The city wants to work things out with the Cultural Arts Foundation - and says the group doesn't have a choice.

By ED QUIOCO, Times Staff Writer
© St. Petersburg Times
published May 26, 2002


OLDSMAR -- A cultural arts foundation that wants to back out of its contract with the city will have a tough time doing so.

The city's attorney says the agreement requires the Oldsmar Cultural Arts Foundation to stick it out.

And City Council members say they aren't ready to jettison the city's partnership with the arts foundation. At their meeting Tuesday night, they called for an end to the bickering that has strained the relationship. The city pays the group $6,000 a month to provide community arts programs.

"Fighting, we all lose," City Council member Don Bohr said.

In a May 10 letter, the foundation said it would rather give up its monthly stipend from the city than deal with what it described as growing hostility from Mayor Jerry Beverland. The group also told the city to consider the letter a "30-day notice of the foundation's exercise of its option to terminate the service agreement and lease" with the city.

There's just one problem.

"There is not a 30-day out clause for the foundation," City Attorney Tom Trask said. "There is a 30-day out clause for the city. It's not reciprocal."

The council voted 3-2 to have Trask inform the foundation that it cannot pull out of the contract.

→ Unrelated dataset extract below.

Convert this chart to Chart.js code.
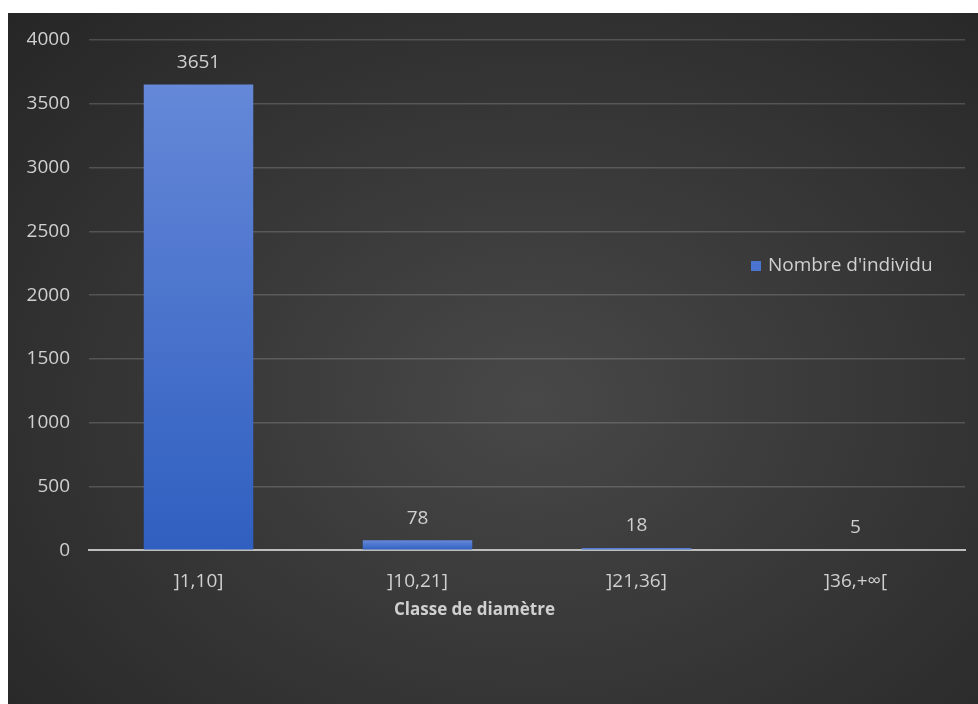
<!DOCTYPE html>
<html>
<head>
<meta charset="utf-8">
<script src="https://cdn.jsdelivr.net/npm/chart.js@4.4.0/dist/chart.umd.min.js"></script>
<style>
    html, body { margin: 0; padding: 0; background: #ffffff; }
    #wrap {
        position: absolute; left: 8px; top: 13px; width: 970px; height: 691px;
        background: radial-gradient(ellipse 75% 80% at 54% 56%, #484848 0%, #3a3a3a 40%, #262626 100%);
    }
    canvas { display: block; }
</style>
</head>
<body>
<div id="wrap"><canvas id="myChart" width="970" height="691"></canvas></div>
<script>
const CATEGORIES = ["]1,10]", "]10,21]", "]21,36]", "]36,+∞["];
const COUNTS = [3651, 78, 18, 5];
const SERIES_LABEL = "Nombre d'individu";
const AXIS_TITLE = "Classe de diamètre";
const Y_MIN = 0, Y_MAX = 4000, Y_STEP = 500;

const FONT = "'Open Sans', 'Noto Sans', sans-serif";
const TEXT_COLOR = "#d0d0d0";

function barGradient(context) {
    const chart = context.chart;
    if (!chart.chartArea || context.dataIndex === undefined) {
        return "#4a74cc";
    }
    const yScale = chart.scales.y;
    const top = yScale.getPixelForValue(COUNTS[context.dataIndex]);
    const bottom = yScale.getPixelForValue(0);
    const g = chart.ctx.createLinearGradient(0, top, 0, Math.max(bottom, top + 1));
    g.addColorStop(0, "#6588d8");
    g.addColorStop(1, "#2f5fc0");
    return g;
}

// value labels above the bars
const dataLabels = {
    id: "dataLabels",
    afterDatasetsDraw(chart) {
        const ctx = chart.ctx;
        const meta = chart.getDatasetMeta(0);
        ctx.save();
        ctx.font = "19px " + FONT;
        ctx.fillStyle = TEXT_COLOR;
        ctx.textAlign = "center";
        ctx.textBaseline = "middle";
        meta.data.forEach(function (bar, i) {
            ctx.fillText(String(COUNTS[i]), bar.x, bar.y - 22);
        });
        ctx.restore();
    }
};

// legend inside the plot on the right, plus axis title
const extras = {
    id: "extras",
    afterDraw(chart) {
        const ctx = chart.ctx;
        const area = chart.chartArea;
        ctx.save();
        const lx = area.right - 214, ly = 253;
        ctx.fillStyle = "#4a74cf";
        ctx.fillRect(lx, ly - 5, 10, 10);
        ctx.font = "19px " + FONT;
        ctx.fillStyle = TEXT_COLOR;
        ctx.textAlign = "left";
        ctx.textBaseline = "middle";
        ctx.fillText(chart.data.datasets[0].label, lx + 17, ly);
        ctx.font = "bold 17px " + FONT;
        ctx.textAlign = "center";
        ctx.fillText(AXIS_TITLE, area.left + (area.right - area.left) * 0.44, 597);
        ctx.restore();
    }
};

const ctx1 = document.getElementById("myChart");
const myChart = new Chart(ctx1, {
    type: "bar",
    data: {
        labels: CATEGORIES,
        datasets: [{
            label: SERIES_LABEL,
            data: COUNTS,
            backgroundColor: barGradient,
            borderWidth: 0,
            categoryPercentage: 1.0,
            barPercentage: 0.5
        }]
    },
    options: {
        responsive: false,
        animation: false,
        layout: { padding: { left: 0, right: 13, top: 27, bottom: 99 } },
        plugins: {
            legend: { display: false },
            tooltip: { enabled: false }
        },
        scales: {
            x: {
                grid: { display: false },
                border: { color: "#bdbdbd", width: 2 },
                ticks: {
                    color: TEXT_COLOR,
                    font: { family: FONT, size: 19 },
                    padding: 12
                }
            },
            y: {
                min: Y_MIN,
                max: Y_MAX,
                afterFit(scale) {
                    scale.width = 81;
                    scale.paddingTop = 0;
                },
                grid: { color: "rgba(255,255,255,0.17)", lineWidth: 1.5, drawTicks: false },
                border: { display: false },
                ticks: {
                    stepSize: Y_STEP,
                    color: TEXT_COLOR,
                    font: { family: FONT, size: 19 },
                    padding: 19,
                    callback: function (value) { return String(value); }
                }
            }
        }
    },
    plugins: [dataLabels, extras]
});
</script>
</body>
</html>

"I think there are some personality issues here that we need to keep separate from our contract with them and our support of them," said council member David Tilki. "We need to do everything we can to resolve this rift right now and we need to continue supporting them."

Beverland said the problem was not with him and read a list of things he has done for the foundation and items he has donated to the group for its fundraising, including his own artwork and his son's paintings.

"The arts are very important to me," Beverland said. "To say that I have hindered them, I have tried to do everything I can to help them."

The foundation was incorporated in December 1998 to strengthen the city's arts programs and to raise money for a cultural arts building. In January 2001, the group began receiving $6,000 a month to stage art exhibits and receptions, symphonies, concerts, dance lessons and art classes.

Since January, the foundation has held three art receptions, two symphonies, a concert, and art and dance classes, according to a city report.

Beverland said all he has done is reminded the group not to forget about its primary goal of raising money for an arts building.